== TASK DETAILS ==
Copy exactly, and only, the lines below from the first through the one containing "800, 1000, 1200];", both included; pictures are omitted.

== SOURCE EXCERPT ==
╭──
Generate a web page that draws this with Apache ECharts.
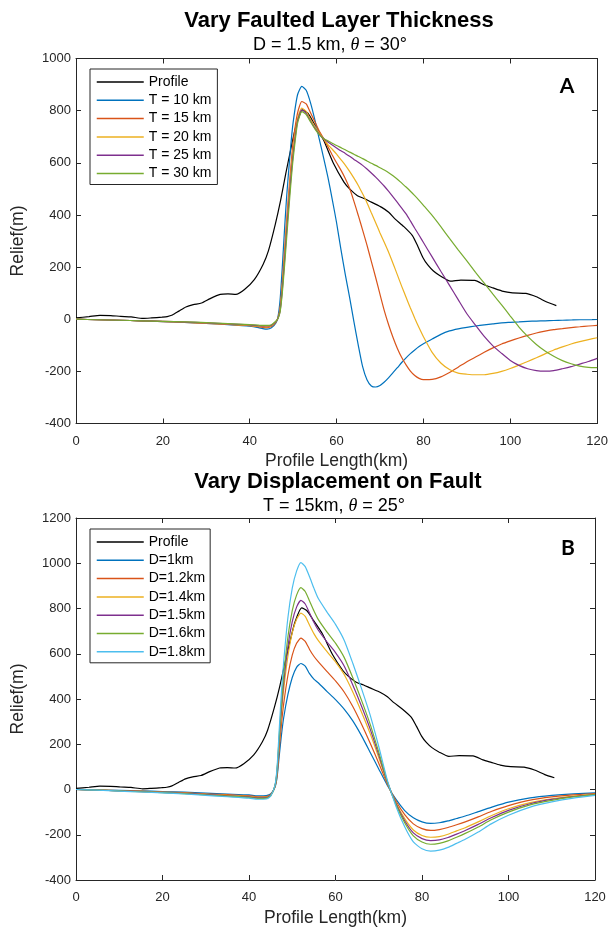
<!DOCTYPE html>
<html><head><meta charset="utf-8">
<script src="https://cdn.jsdelivr.net/npm/echarts/dist/echarts.min.js"></script>
<style>html,body{margin:0;padding:0;background:#fff}#c{width:611px;height:928px}</style>
</head><body><div id="c"></div>
<script>
// ---------- data ----------
const xTicks = [0, 20, 40, 60, 80, 100, 120];
const yTicksA = [-400, -200, 0, 200, 400, 600, 800, 1000];
const yTicksB = [-400, -200, 0, 200, 400, 600, 800, 1000, 1200];

const profileX = [0,3,5.5,8,10.3,12.7,15.4,17.4,19.8,21,22.2,23.7,25.3,27,28.9,30.9,33.2,35,36.8,38.8,41.1,43.1,44.3,45.9,47.1,48.3,49.4,50.6,52.2,53.4,55,57,59.3,61.7,63,64.8,66.5,68,70.4,72,73.5,75.5,77.5,78.7,79.9,81,82.3,84,86.2,88.6,91.8,94.1,96,98.1,100.5,103.6,106,108.4,110.6];
const profileY = [5,10,15,14,11,9,3,5,8,10,16,31,47,56,62,79,95,97,95,114,153,211,262,365,455,558,648,738,803,790,745,687,597,526,500,474,462,449,429,410,384,355,320,280,236,208,185,165,146,150,149,131,120,108,101,99,86,66,52];

// Panel A: vary faulted layer thickness
const xA = [0,5,10,15,20,25,30,35,40,42,43,44,45,46,46.5,47,47.5,48,48.5,49,49.5,50,51,52,53,54,55,56,57,58,59,60,61,62,63,64,65,66,67,68,69,70,71,72,73,74,75,76,77,78,79,80,82,84,86,88,90,92,94,96,98,100,102,104,106,108,110,112,114,116,118,120];
const t10 = [0,-2,-4,-6,-9,-12,-16,-21,-27,-32, -36,-38,-33,-15, 8,75,200,340,470,575,675,755,
  860,893,878,830,765,692,620,545,460,370,268,172,84,-10,-100,-182,-232,-256,-260,-254,-241,-224,-205,-186,-166,-148,-132,-118,-105,-94,
  -76,-58,-45,-37,-31,-26,-22,-18,-14,-12,-10,-8,-7,-6,-5,-4,-3,-2,-2,-1];
const t15 = [0,-2,-4,-6,-9,-12,-16,-20,-25,-29, -31,-32,-28,-12, 5,45,140,260,380,490,590,680,
  790,835,826,792,757,722,693,662,630,600,572,540,502,452,398,342,284,222,160,95,32,-22,-70,-112,-147,-175,-199,-216,-227,-232,
  -231,-221,-204,-184,-163,-145,-127,-110,-95,-83,-72,-62,-53,-46,-40,-36,-32,-29,-26,-24];
const t20 = [0,-2,-4,-6,-8,-11,-15,-19,-24,-27, -28,-29,-25,-10, 4,38,125,240,360,465,565,650,
  770,810,797,767,740,715,692,670,652,633,612,591,567,541,513,481,447,408,370,331,294,256,214,170,126,84,43,4,-33,-67,
  -127,-168,-193,-207,-211,-213,-213,-208,-200,-189,-176,-162,-148,-133,-118,-106,-95,-86,-78,-71];
const t25 = [0,-2,-4,-6,-8,-11,-14,-18,-22,-25, -26,-26,-23,-9, 3,32,112,220,335,445,545,632,
  760,803,790,760,733,710,693,680,668,657,646,636,625,613,602,590,576,561,545,528,510,490,469,448,426,404,377,349,322,294,
  239,184,130,75,21,-23,-66,-102,-131,-158,-177,-190,-197,-199,-197,-190,-182,-172,-162,-150];
const t30 = [0,-2,-4,-6,-8,-10,-13,-17,-21,-23, -24,-24,-21,-8, 2,28,100,200,310,420,525,615,
  750,796,785,757,730,708,693,684,675,666,658,650,641,633,624,616,607,598,590,581,572,562,550,537,522,507,491,474,456,437,
  398,355,310,266,224,180,138,96,55,12,-30,-66,-97,-122,-142,-159,-171,-180,-185,-186];

// Panel B: vary displacement on fault
const xB = [0,5,10,15,20,25,30,35,40,42,44,45,46,46.5,47,47.5,48,49,50,51,52,53,54,55,56,58,60,62,64,66,68,70,72,74,76,78,80,82,84,86,88,90,93,96,100,105,110,115,120];
const d10 = [0,-2,-4,-6,-9,-12,-16,-20,-24,-28, -27,-20,10, 55,150,240,315, 420,495,540,557,545,512,488,472, 434,397,355,303,238,165,91,18,-44,-93,-125,-143,-150,-147,-139,-128,-117, -98,-79,-56,-37,-26,-19,-15];
const d12 = [0,-2,-5,-7,-11,-14,-19,-23,-28,-32, -31,-23,12, 66,180,288,376, 505,594,646,669,655,619,589,565, 522,480,431,367,290,206,116,24,-52,-111,-152,-173,-181,-177,-168,-156,-143, -121,-97,-71,-47,-33,-24,-18];
const d14 = [0,-2,-6,-8,-12,-16,-21,-26,-31,-35, -34,-25,14, 78,210,335,438, 590,693,753,780,765,726,689,659, 610,564,508,431,343,248,141,29,-60,-129,-179,-203,-211,-208,-198,-183,-169, -143,-116,-85,-58,-41,-29,-21];
const d15 = [0,-3,-6,-9,-13,-17,-22,-28,-33,-37, -36,-26,15, 83,225,359,468, 633,742,806,836,820,780,739,705, 653,605,546,462,369,268,153,32,-63,-138,-192,-217,-226,-223,-212,-197,-181, -154,-125,-92,-63,-44,-31,-22];
const d16 = [0,-3,-6,-10,-14,-18,-24,-29,-35,-39, -38,-28,16, 89,240,383,499, 675,791,859,892,875,833,790,752, 697,647,584,494,395,289,165,35,-67,-147,-205,-232,-242,-238,-227,-211,-194, -166,-134,-100,-68,-48,-33,-23];
const d18 = [0,-3,-7,-11,-15,-20,-26,-32,-38,-43, -42,-30,18, 100,270,430,560, 760,890,965,1003,985,940,890,845, 785,730,660,558,447,330,190,40,-75,-165,-232,-262,-272,-268,-256,-238,-220, -188,-152,-114,-78,-55,-38,-26];

const namesA = ['Profile', 'T = 10 km', 'T = 15 km', 'T = 20 km', 'T = 25 km', 'T = 30 km'];
const namesB = ['Profile', 'D=1km', 'D=1.2km', 'D=1.4km', 'D=1.5km', 'D=1.6km', 'D=1.8km'];
const colors = ['#000000', '#0072BD', '#D95319', '#EDB120', '#7E2F8E', '#77AC30', '#4DBEEE'];

// ---------- chart ----------
const FONT = 'Liberation Sans, Arial, sans-serif';
const AX = '#262626';
const chart = echarts.init(document.getElementById('c'), null, {renderer: 'canvas'});

function pairs(xs, ys) { return xs.map((x, i) => [x, ys[i]]); }
function line(name, xs, ys, color, idx) {
  return {
    type: 'line', name: name, xAxisIndex: idx * 2, yAxisIndex: idx * 2,
    data: pairs(xs, ys), symbol: 'none', smooth: 0.2,
    lineStyle: {color: color, width: 1.2}, itemStyle: {color: color},
    emphasis: {disabled: true}, z: 3
  };
}
function xAxes(gi) {
  const base = {gridIndex: gi, type: 'value', min: 0, max: 120, interval: 20,
    splitLine: {show: false},
    axisLine: {show: true, onZero: false, lineStyle: {color: AX, width: 1}},
    axisTick: {show: true, inside: true, length: 5, lineStyle: {color: AX}}};
  return [
    Object.assign({}, base, {position: 'bottom',
      axisLabel: {margin: 11, fontSize: 13, fontFamily: FONT, color: AX,
        formatter: v => xTicks.includes(v) ? String(v) : ''},
      name: 'Profile Length(km)', nameLocation: 'middle', nameGap: 29,
      nameTextStyle: {fontSize: 17.5, fontFamily: FONT, color: AX}}),
    Object.assign({}, base, {position: 'top', axisLabel: {show: false}})
  ];
}
function yAxes(gi, lo, hi, ticks) {
  const base = {gridIndex: gi, type: 'value', min: lo, max: hi, interval: 200,
    splitLine: {show: false},
    axisLine: {show: true, onZero: false, lineStyle: {color: AX, width: 1}},
    axisTick: {show: true, inside: true, length: 5, lineStyle: {color: AX}}};
  return [
    Object.assign({}, base, {position: 'left',
      axisLabel: {margin: 5, fontSize: 13, fontFamily: FONT, color: AX,
        formatter: v => ticks.includes(v) ? String(v) : ''},
      name: 'Relief(m)', nameLocation: 'middle', nameGap: 49,
      nameTextStyle: {fontSize: 17.5, fontFamily: FONT, color: AX}}),
    Object.assign({}, base, {position: 'right', axisLabel: {show: false}})
  ];
}
function legend(names, left, top, pad) {
  return {
    data: names, orient: 'vertical', left: left, top: top,
    backgroundColor: '#ffffff', borderColor: AX, borderWidth: 1, borderRadius: 0,
    padding: pad, itemWidth: 47, itemHeight: 14, itemGap: 4.3,
    selectedMode: false,
    itemStyle: {opacity: 0, borderWidth: 0},
    lineStyle: {width: 1.5},
    textStyle: {fontSize: 14, fontFamily: FONT, color: '#000'}
  };
}

const seriesA = [line(namesA[0], profileX, profileY, colors[0], 0)];
[t10, t15, t20, t25, t30].forEach((ys, i) => seriesA.push(line(namesA[i + 1], xA, ys, colors[i + 1], 0)));
const seriesB = [line(namesB[0], profileX, profileY, colors[0], 1)];
[d10, d12, d14, d15, d16, d18].forEach((ys, i) => seriesB.push(line(namesB[i + 1], xB, ys, colors[i + 1], 1)));

function sub(pre, post) {
  return {
    text: '{n|' + pre + '}{t|θ}{n|' + post + '}',
    rich: {n: {font: '18px ' + FONT, fill: '#000'}, t: {font: 'italic 18px Liberation Serif, serif', fill: '#000'}},
    align: 'center', verticalAlign: 'middle'
  };
}

chart.setOption({
  animation: false,
  backgroundColor: '#ffffff',
  grid: [
    {left: 76, top: 58.5, width: 524, height: 365, containLabel: false},
    {left: 76, top: 518, width: 519, height: 365, containLabel: false}
  ],
  xAxis: xAxes(0).concat(xAxes(1)),
  yAxis: yAxes(0, -400, 1000, yTicksA).concat(yAxes(1, -400, 1200, yTicksB)),
  legend: [legend(namesA, 90, 69, [6, 6, 4, 6]), legend(namesB, 90, 529, [6, 5, 4, 6])],
  series: seriesA.concat(seriesB),
  graphic: [
    {type: 'text', x: 339, y: 21, style: {text: 'Vary Faulted Layer Thickness', font: 'bold 22px ' + FONT, fill: '#000', align: 'center', verticalAlign: 'middle'}},
    {type: 'text', x: 330, y: 45, style: sub('D = 1.5 km, ', ' = 30°')},
    {type: 'text', x: 338, y: 482, style: {text: 'Vary Displacement on Fault', font: 'bold 22px ' + FONT, fill: '#000', align: 'center', verticalAlign: 'middle'}},
    {type: 'text', x: 334, y: 506, style: sub('T = 15km, ', ' = 25°')},
    {type: 'text', x: 567, y: 86, style: {text: 'A', font: 'bold 21px Lato, ' + FONT, fill: '#000', align: 'center', verticalAlign: 'middle'}},
    {type: 'text', x: 568, y: 548, style: {text: 'B', font: 'bold 21px Lato, ' + FONT, fill: '#000', align: 'center', verticalAlign: 'middle'}}
  ]
});
</script>
</body></html>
╰──
== SOLVED PROBLEM ==
Generate a web page that draws this with Apache ECharts.
<!DOCTYPE html>
<html><head><meta charset="utf-8">
<script src="https://cdn.jsdelivr.net/npm/echarts/dist/echarts.min.js"></script>
<style>html,body{margin:0;padding:0;background:#fff}#c{width:611px;height:928px}</style>
</head><body><div id="c"></div>
<script>
// ---------- data ----------
const xTicks = [0, 20, 40, 60, 80, 100, 120];
const yTicksA = [-400, -200, 0, 200, 400, 600, 800, 1000];
const yTicksB = [-400, -200, 0, 200, 400, 600, 800, 1000, 1200];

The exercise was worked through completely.